Super slow-moving checkout queues
In Europe, supermarkets and stores in general are usually filled with impatient customers, stressed cashiers and nearly burned-out managers. In other words, with people that cannot wait to leave the shop. In great contrast to this, Brazilian supermarkets and other stores seem to be places for relaxation, full of daydreaming people engaged in quiet contemplation, internal reflection and even meditation. This is most notable when looking at the checkout queues. Much to our surprise, cashiers here are rather laid back and take their time with everything they do, and few customers seem to mind. As a consequence, checkout queues appear to move in slow-motion to us. The explanation for this is actually very simple: air-conditioning. Supermarkets and stores here are usually air-conditioned, and thereby provide their customers with a much appreciated opportunity to escape the Brazilian heat for a while. That is why hardly anyone is in a rush to get past the checkout counter. Who cares if you have to wait five minutes for the man in the front of the queue to find the perfect set of bills and coins that he seems to have purposely hidden in the furthest corner of his gigantic wallet; and then ten minutes more for the woman behind him to get her debit card to work; and a final 15 minutes for the cashier to find a colleague to help him cancel the shockingly expensive exotic fruit that you already told him you didn’t want, but that he rung up anyway? Really, why get bothered about that as long as you are protected from the scorching heat of an average afternoon in central-west Brazil?
Strange shower settings
If they are not simply cold, Brazilian showers often have three settings: inverno, desliga and verão. Desliga involves cold water only and this is usually our preferred option given the ridiculously hot Brazilian weather. Verão, which means summer, is a combination of cold and hot water. This setting seems rather useless to us, since the water is sort of tepid, that is, not cool enough for hot weather and not warm enough for cold weather. Inverno is by far the most interesting setting however. Inverno means winter, which makesa lot of sense since it involves near-boiling water that is perfect for making tea in winter. It is however less appropriate for taking showers, unless one doesn’t mind the occasional third-degree burn.

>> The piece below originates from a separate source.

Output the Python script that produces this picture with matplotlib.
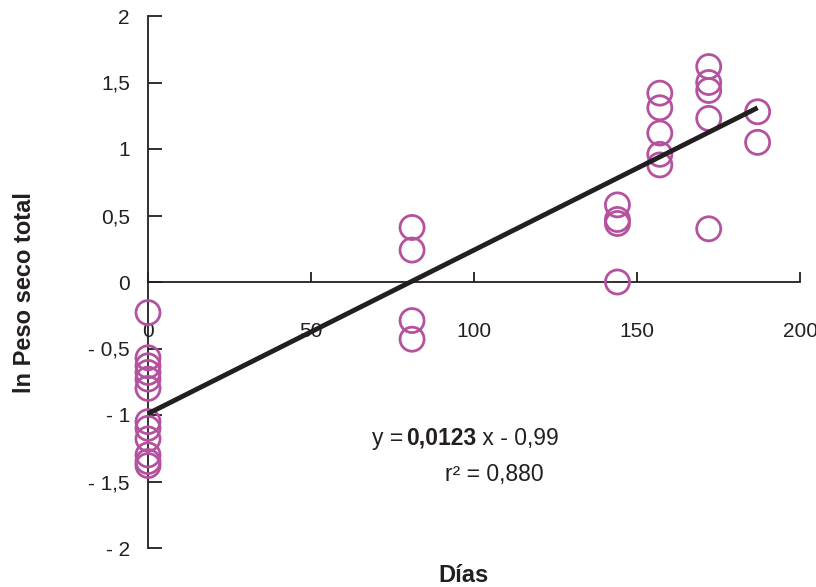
import matplotlib
matplotlib.use("Agg")
import matplotlib.pyplot as plt
import numpy as np

plt.rcParams['font.family'] = ['Liberation Sans', 'DejaVu Sans']

# Data (days, ln total dry weight)
dias = [0]*12 + [81]*4 + [144]*4 + [157]*5 + [172]*5 + [187]*2
ln_peso = [-0.23, -0.57, -0.63, -0.68, -0.73, -0.80, -1.05, -1.10, -1.18, -1.30, -1.35, -1.38,
           0.41, 0.24, -0.29, -0.43,
           0.58, 0.47, 0.44, 0.0,
           1.42, 1.31, 1.12, 0.96, 0.88,
           1.62, 1.50, 1.44, 1.23, 0.40,
           1.28, 1.05]
slope = 0.0123
intercept = -0.99
fit_x = [0, 187]

xticks = [0, 50, 100, 150, 200]
xticklabels = ["0", "50", "100", "150", "200"]
yticks = [2, 1.5, 1, 0.5, 0, -0.5, -1, -1.5, -2]
yticklabels = ["2", "1,5", "1", "0,5", "0", "- 0,5", "- 1", "- 1,5", "- 2"]

fig = plt.figure(figsize=(8.16, 5.87), dpi=100)
ax = fig.add_axes([148/816, 1-548/587, (800-148)/816, (548-16)/587])

ax.scatter(dias, ln_peso, s=300, facecolors='none', edgecolors='#B5529F',
           linewidths=2.0, clip_on=False, zorder=3)
fx = np.array(fit_x)
ax.plot(fx, slope*fx + intercept, color='#231F20', lw=3.5, zorder=4,
        solid_capstyle='butt')

ax.set_xlim(0, 200)
ax.set_ylim(-2, 2)
ax.spines['right'].set_visible(False)
ax.spines['top'].set_visible(False)
ax.spines['bottom'].set_position(('data', 0))
for s in ['left', 'bottom']:
    ax.spines[s].set_linewidth(1.3)
    ax.spines[s].set_color('#231F20')

ax.set_xticks(xticks)
ax.set_xticklabels(xticklabels)
ax.set_yticks(yticks)
ax.set_yticklabels(yticklabels)
ax.tick_params(axis='x', direction='in', length=7, width=1.3, pad=29,
               labelsize=15, colors='#231F20')
ax.tick_params(axis='y', direction='in', length=10, width=1.3, pad=13,
               labelsize=15, colors='#231F20')

fig.text(25/816, 1-293/587, "ln Peso seco total", rotation=90, ha='center',
         va='center', fontsize=17, fontweight='bold', color='#231F20')
fig.text(463/816, 1-576/587, "Días", ha='center', va='center', fontsize=17,
         fontweight='bold', color='#231F20')

# Equation built from consecutive text pieces
renderer = fig.canvas.get_renderer()
x0 = 372
yc = 1-438/587
pieces = [("y =", 'normal', 3), ("0,0123", 'bold', 0), (" x - 0,99", 'normal', 0)]
for txt, wt, gap in pieces:
    t = fig.text(x0/816, yc, txt, ha='left', va='center', fontsize=16.5,
                 fontweight=wt, color='#231F20')
    bb = t.get_window_extent(renderer)
    x0 = bb.x1 + gap
fig.text(445/816, 1-475/587, "r² = 0,880", ha='left', va='center', fontsize=16.5,
         color='#231F20')

fig.savefig("out.png", dpi=100)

Unlike we implied in the previous paragraph, Brazil does not actually have a proper “winter” season. Neither does it have “spring” or “autumn”. It does have summer though, and lots of it, especially in the central-west region where we have been residing. To a certain extent a distinction can be made between a dry season and a rainy season. However, we prefer a different unofficial approach, one that a Brazilian friend informed us about. According to this view, to which we can relate completely, there actually are only three seasons in Brazil: summer, hot and hell.